Nicolas, the self-styled lord of Corax, operates as a symphony of sadism, his multiple facets—Webster the rational engineer, Demize the mocking head, Chester the leering demon—converging in a perpetual performance of ownership. He is no mere vampire glutted on blood; he is a collector of souls, a curator of suffering, who declares insanity with the casual flick of a cane and reduces lives to ledger entries. Allyra enters this realm not as prey but as the third Immoless, a vessel bred for rebellion, her veins already laced with the blood of demons and priests. From their first charged meeting on the rotting deck of The Sombre, where Nicolas materialises from raven feathers and fails to mesmerise her defiant gaze, the stage is set for a contest where power seeks not just submission, but surrender.

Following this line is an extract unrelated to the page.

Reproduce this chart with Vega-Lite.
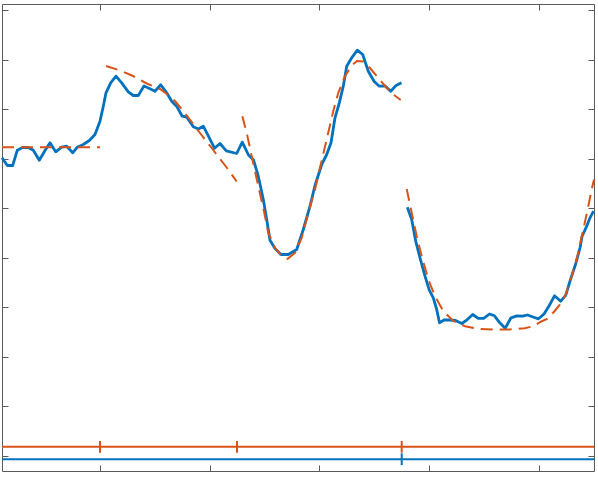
{
  "$schema": "https://vega.github.io/schema/vega-lite/v6.json",
  "width": 592,
  "height": 467,
  "autosize": {"type": "none"},
  "padding": {"left": 2, "top": 4, "right": 4, "bottom": 11},
  "background": "white",
  "config": {
    "view": {"stroke": "#5a5a5a", "strokeWidth": 1},
    "axis": {"labels": false, "domain": false, "grid": false, "ticks": true, "tickSize": -6, "tickColor": "#5a5a5a", "tickWidth": 1, "title": null}
  },
  "datasets": {
    "blue": [
      {"seg": 1, "x": 0, "y": 313.2}, {"seg": 1, "x": 5.3, "y": 305.5}, {"seg": 1, "x": 10.7, "y": 305.5}, {"seg": 1, "x": 15.3, "y": 320.8},
      {"seg": 1, "x": 20.7, "y": 323.5}, {"seg": 1, "x": 26.3, "y": 323.5}, {"seg": 1, "x": 31.3, "y": 320.8}, {"seg": 1, "x": 37.3, "y": 310.8},
      {"seg": 1, "x": 43, "y": 320.5}, {"seg": 1, "x": 48, "y": 328.2}, {"seg": 1, "x": 53.7, "y": 319.2}, {"seg": 1, "x": 59.7, "y": 323.8},
      {"seg": 1, "x": 64.7, "y": 324.8}, {"seg": 1, "x": 70.7, "y": 318.2}, {"seg": 1, "x": 75.3, "y": 323.8}, {"seg": 1, "x": 81.3, "y": 326.5},
      {"seg": 1, "x": 87.3, "y": 330.5}, {"seg": 1, "x": 93, "y": 336.5}, {"seg": 1, "x": 98, "y": 349.8}, {"seg": 1, "x": 101.3, "y": 364.8},
      {"seg": 1, "x": 104, "y": 378.2}, {"seg": 1, "x": 108.7, "y": 388.2}, {"seg": 1, "x": 114, "y": 394.8}, {"seg": 1, "x": 119.7, "y": 388.2},
      {"seg": 1, "x": 126.3, "y": 379.2}, {"seg": 1, "x": 131.3, "y": 375.5}, {"seg": 1, "x": 136.3, "y": 375.5}, {"seg": 1, "x": 142, "y": 385},
      {"seg": 1, "x": 148, "y": 382.2}, {"seg": 1, "x": 153, "y": 379.8}, {"seg": 1, "x": 158.7, "y": 386.2}, {"seg": 1, "x": 164.7, "y": 378.2},
      {"seg": 1, "x": 169.7, "y": 369.8}, {"seg": 1, "x": 175, "y": 364.2}, {"seg": 1, "x": 180.2, "y": 354.8}, {"seg": 1, "x": 184.7, "y": 354},
      {"seg": 1, "x": 191.3, "y": 344.2}, {"seg": 1, "x": 196.3, "y": 342}, {"seg": 1, "x": 201.3, "y": 344.8}, {"seg": 1, "x": 206.3, "y": 335.2},
      {"seg": 1, "x": 212.5, "y": 322.8}, {"seg": 1, "x": 218, "y": 327.5}, {"seg": 1, "x": 224.3, "y": 320.2}, {"seg": 1, "x": 234.7, "y": 317.5},
      {"seg": 1, "x": 240.3, "y": 328.8}, {"seg": 1, "x": 246.5, "y": 316}, {"seg": 1, "x": 251.5, "y": 311}, {"seg": 1, "x": 256.3, "y": 294.8},
      {"seg": 1, "x": 261.3, "y": 271.5}, {"seg": 1, "x": 264.7, "y": 251.5}, {"seg": 1, "x": 268, "y": 230.8}, {"seg": 1, "x": 273, "y": 222.5},
      {"seg": 1, "x": 279, "y": 216.5}, {"seg": 1, "x": 286.3, "y": 216.5}, {"seg": 1, "x": 294.7, "y": 221.5}, {"seg": 1, "x": 301.3, "y": 241.5},
      {"seg": 1, "x": 308, "y": 264.8}, {"seg": 1, "x": 313, "y": 285.5}, {"seg": 1, "x": 319.7, "y": 306.5}, {"seg": 1, "x": 324.7, "y": 316.5},
      {"seg": 1, "x": 329, "y": 328.2}, {"seg": 1, "x": 333, "y": 353.2}, {"seg": 1, "x": 337.3, "y": 368.2}, {"seg": 1, "x": 341.3, "y": 384.8},
      {"seg": 1, "x": 344.7, "y": 404.8}, {"seg": 1, "x": 349.7, "y": 413.2}, {"seg": 1, "x": 355.3, "y": 420.8}, {"seg": 1, "x": 360.7, "y": 416.5},
      {"seg": 1, "x": 366.3, "y": 399.8}, {"seg": 1, "x": 372, "y": 389.8}, {"seg": 1, "x": 377.3, "y": 384.8}, {"seg": 1, "x": 383, "y": 385.2},
      {"seg": 1, "x": 388.7, "y": 379.8}, {"seg": 1, "x": 394, "y": 385.5}, {"seg": 1, "x": 399.5, "y": 388.2},
      {"seg": 2, "x": 405.3, "y": 263.8}, {"seg": 2, "x": 409.7, "y": 251.5}, {"seg": 2, "x": 413.7, "y": 229.8}, {"seg": 2, "x": 418, "y": 213.2},
      {"seg": 2, "x": 423, "y": 194.8}, {"seg": 2, "x": 427.3, "y": 180.8}, {"seg": 2, "x": 431.3, "y": 173.2}, {"seg": 2, "x": 434.7, "y": 161.5},
      {"seg": 2, "x": 437.5, "y": 148.2}, {"seg": 2, "x": 442.5, "y": 151.2}, {"seg": 2, "x": 448, "y": 151}, {"seg": 2, "x": 453.5, "y": 150.5},
      {"seg": 2, "x": 459.8, "y": 147.5}, {"seg": 2, "x": 465, "y": 151.2}, {"seg": 2, "x": 470.7, "y": 156.5}, {"seg": 2, "x": 476.2, "y": 152.7},
      {"seg": 2, "x": 481.7, "y": 152.7}, {"seg": 2, "x": 487.5, "y": 157}, {"seg": 2, "x": 492.5, "y": 155.2}, {"seg": 2, "x": 497.8, "y": 148.2},
      {"seg": 2, "x": 503.2, "y": 142.7}, {"seg": 2, "x": 509, "y": 153.2}, {"seg": 2, "x": 515, "y": 155.2}, {"seg": 2, "x": 520.5, "y": 154.8},
      {"seg": 2, "x": 525.5, "y": 156}, {"seg": 2, "x": 531, "y": 154}, {"seg": 2, "x": 536.5, "y": 152.2}, {"seg": 2, "x": 542, "y": 157},
      {"seg": 2, "x": 547, "y": 165}, {"seg": 2, "x": 552.5, "y": 175.2}, {"seg": 2, "x": 558.7, "y": 169.8}, {"seg": 2, "x": 563.7, "y": 175.7},
      {"seg": 2, "x": 568.5, "y": 191.5}, {"seg": 2, "x": 573.5, "y": 206.5}, {"seg": 2, "x": 578, "y": 223}, {"seg": 2, "x": 580, "y": 234.5},
      {"seg": 2, "x": 584.7, "y": 244.8}, {"seg": 2, "x": 588, "y": 253.2}, {"seg": 2, "x": 591.5, "y": 259.8}
    ],
    "fit": [
      {"seg": 1, "x": 0, "y": 323.8}, {"seg": 1, "x": 98, "y": 323.8},
      {"seg": 2, "x": 104, "y": 405}, {"seg": 2, "x": 118, "y": 400.5}, {"seg": 2, "x": 131, "y": 395}, {"seg": 2, "x": 144.7, "y": 387.5},
      {"seg": 2, "x": 158, "y": 382}, {"seg": 2, "x": 164.7, "y": 377}, {"seg": 2, "x": 173, "y": 370}, {"seg": 2, "x": 181.3, "y": 360},
      {"seg": 2, "x": 189.7, "y": 349}, {"seg": 2, "x": 198, "y": 338}, {"seg": 2, "x": 209.7, "y": 323}, {"seg": 2, "x": 218, "y": 312},
      {"seg": 2, "x": 224.7, "y": 303.5}, {"seg": 2, "x": 234.7, "y": 289.5},
      {"seg": 3, "x": 240.3, "y": 354.8}, {"seg": 3, "x": 244.7, "y": 338.2}, {"seg": 3, "x": 249.7, "y": 314.8}, {"seg": 3, "x": 256.3, "y": 284.8},
      {"seg": 3, "x": 262.3, "y": 258.2}, {"seg": 3, "x": 266.3, "y": 238.2}, {"seg": 3, "x": 273, "y": 223.2}, {"seg": 3, "x": 279.7, "y": 214.8},
      {"seg": 3, "x": 285.7, "y": 212.2}, {"seg": 3, "x": 293, "y": 218.2}, {"seg": 3, "x": 299.7, "y": 233.2}, {"seg": 3, "x": 306.3, "y": 258.2},
      {"seg": 3, "x": 313, "y": 281.5}, {"seg": 3, "x": 319, "y": 307.5}, {"seg": 3, "x": 325, "y": 333}, {"seg": 3, "x": 331.3, "y": 360},
      {"seg": 3, "x": 336.3, "y": 378.2}, {"seg": 3, "x": 343, "y": 394.8}, {"seg": 3, "x": 349.7, "y": 405.5}, {"seg": 3, "x": 355, "y": 410},
      {"seg": 3, "x": 361.3, "y": 409.5}, {"seg": 3, "x": 368, "y": 403}, {"seg": 3, "x": 376.3, "y": 393}, {"seg": 3, "x": 384.7, "y": 383},
      {"seg": 3, "x": 391.3, "y": 376.5}, {"seg": 3, "x": 398.7, "y": 371},
      {"seg": 4, "x": 404.7, "y": 282}, {"seg": 4, "x": 409.7, "y": 258.2}, {"seg": 4, "x": 414.7, "y": 234.8}, {"seg": 4, "x": 419.7, "y": 214.8},
      {"seg": 4, "x": 426.3, "y": 191.5}, {"seg": 4, "x": 433, "y": 174.8}, {"seg": 4, "x": 441.3, "y": 159.8}, {"seg": 4, "x": 451.3, "y": 150},
      {"seg": 4, "x": 463, "y": 144.8}, {"seg": 4, "x": 476.3, "y": 142.2}, {"seg": 4, "x": 492.3, "y": 141.5}, {"seg": 4, "x": 508, "y": 141.5},
      {"seg": 4, "x": 522.7, "y": 142.7}, {"seg": 4, "x": 531.3, "y": 144.8}, {"seg": 4, "x": 539.3, "y": 149.5}, {"seg": 4, "x": 545, "y": 152},
      {"seg": 4, "x": 552.7, "y": 160}, {"seg": 4, "x": 558, "y": 166.5}, {"seg": 4, "x": 563, "y": 174.8}, {"seg": 4, "x": 569.7, "y": 194.5},
      {"seg": 4, "x": 575.3, "y": 214.5}, {"seg": 4, "x": 581.3, "y": 241.5}, {"seg": 4, "x": 586.3, "y": 264.8}, {"seg": 4, "x": 589.7, "y": 281.5},
      {"seg": 4, "x": 592, "y": 291.5}
    ],
    "base": [
      {"series": "fit", "y": 24.2},
      {"series": "data", "y": 11.8}
    ],
    "marks": [
      {"series": "fit", "x": 98, "y": 24.2},
      {"series": "fit", "x": 235, "y": 24.2},
      {"series": "fit", "x": 399.7, "y": 24.2},
      {"series": "data", "x": 399.7, "y": 11.8}
    ],
    "ticks": [
      {"x": 98, "y": 15.2}
    ]
  },
  "layer": [
    {
      "data": {"name": "ticks"},
      "mark": {"type": "point", "opacity": 0},
      "encoding": {
        "x": {"field": "x", "type": "quantitative", "scale": {"domain": [0, 592], "nice": false, "zero": false},
              "axis": {"orient": "top", "values": [98, 207.7, 317.3, 426.9, 536.5]}},
        "y": {"field": "y", "type": "quantitative", "scale": {"domain": [0, 467], "nice": false, "zero": false},
              "axis": {"orient": "right", "values": [15.2, 64.8, 114.2, 163.8, 213.2, 262.8, 312.2, 361.8, 411.5, 461.2]}}
      }
    },
    {
      "data": {"name": "blue"},
      "mark": {"type": "line", "color": "#0072BD", "strokeWidth": 2.8, "strokeJoin": "round"},
      "encoding": {
        "x": {"field": "x", "type": "quantitative", "scale": {"domain": [0, 592], "nice": false, "zero": false},
              "axis": {"orient": "bottom", "values": [98, 207.7, 317.3, 426.9, 536.5]}},
        "y": {"field": "y", "type": "quantitative", "scale": {"domain": [0, 467], "nice": false, "zero": false},
              "axis": {"orient": "left", "values": [15.2, 64.8, 114.2, 163.8, 213.2, 262.8, 312.2, 361.8, 411.5, 461.2]}},
        "detail": {"field": "seg", "type": "nominal"}
      }
    },
    {
      "data": {"name": "fit"},
      "mark": {"type": "line", "color": "#D95319", "strokeWidth": 2, "strokeDash": [12, 7]},
      "encoding": {
        "x": {"field": "x", "type": "quantitative", "axis": null},
        "y": {"field": "y", "type": "quantitative", "axis": null},
        "detail": {"field": "seg", "type": "nominal"}
      }
    },
    {
      "data": {"name": "base"},
      "mark": {"type": "rule", "strokeWidth": 2},
      "encoding": {
        "y": {"field": "y", "type": "quantitative", "axis": null},
        "color": {"field": "series", "type": "nominal", "scale": {"domain": ["fit", "data"], "range": ["#D95319", "#0072BD"]}, "legend": null}
      }
    },
    {
      "data": {"name": "marks"},
      "mark": {"type": "point", "shape": "M0,-1L0,1", "size": 140, "strokeWidth": 2, "filled": false, "opacity": 1},
      "encoding": {
        "x": {"field": "x", "type": "quantitative", "axis": null},
        "y": {"field": "y", "type": "quantitative", "axis": null},
        "color": {"field": "series", "type": "nominal", "scale": {"domain": ["fit", "data"], "range": ["#D95319", "#0072BD"]}, "legend": null}
      }
    }
  ],
  "resolve": {"axis": {"x": "independent", "y": "independent"}}
}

Their intimacy is no tender dalliance but a battlefield of wills. Nicolas’s advances are laced with venom—literally, in the form of inhibitors slipped into wine, or figuratively, through the hall of mirrors where he elongates his face into the Long-Faced Demon and drags her through corridors of reflected torment. He binds her to gurneys, flays her with whips, and feeds from her throat while denying her release, each act a ritual assertion that she is his possession, his prize. Yet Allyra, with her strategic mind honed by years of extraction and evasion, turns these violations into negotiations. She kisses him amid the chaos, declares her love in the heat of flogging, and submits not from weakness but from a deeper calculation, her Orochi Evro coiling beneath the surface, waiting.

What elevates their union from mere brutality to something perilously profound is the intimacy born of shared monstrosity. Nicolas, fractured across personas, finds in Allyra a mirror that reflects not just his cruelty but his isolation. He gifts her Ghorab the raven, not merely for surveillance but as a tether, a way to keep her close even when she sails the Getsug Sea. When she returns blood-drained from Theaten’s dungeon, it is Nicolas who feeds her his Evro’s essence, merging their forms in a frenzy of scales and scales, Chester and Orochi entwining as he and she do. Power becomes intimacy here, not through equality but through mutual dependency: she needs his blood to ascend, he needs her presence to stave off the void of his own multiplicity.

Yet this intimacy is laced with peril, a truth etched in the ledger of their encounters. Nicolas’s love manifests as a cage, his protection as a collar. He carves his name into her flesh, declares her insane to bind her legally, and even in ecstasy whispers, “You lose, Immoless.” Allyra navigates this with serpentine cunning, her Orochi form a reminder that submission can be strategy, that yielding to the monster might one day unmake him. Theirs is the ultimate Immortalis paradox: power that consumes its bearer, intimacy that devours autonomy, a dance where each step forward binds them tighter in blood and chain.

In the eternal dusk of Morrigan Deep, where the Ad Sex Speculum watches unblinking, Allyra and Nicolas embody the seductive horror of the Immortalis. Power does not merely become intimacy; it devours it, reshapes it, and in the process reveals the fragile ledger beneath every throne.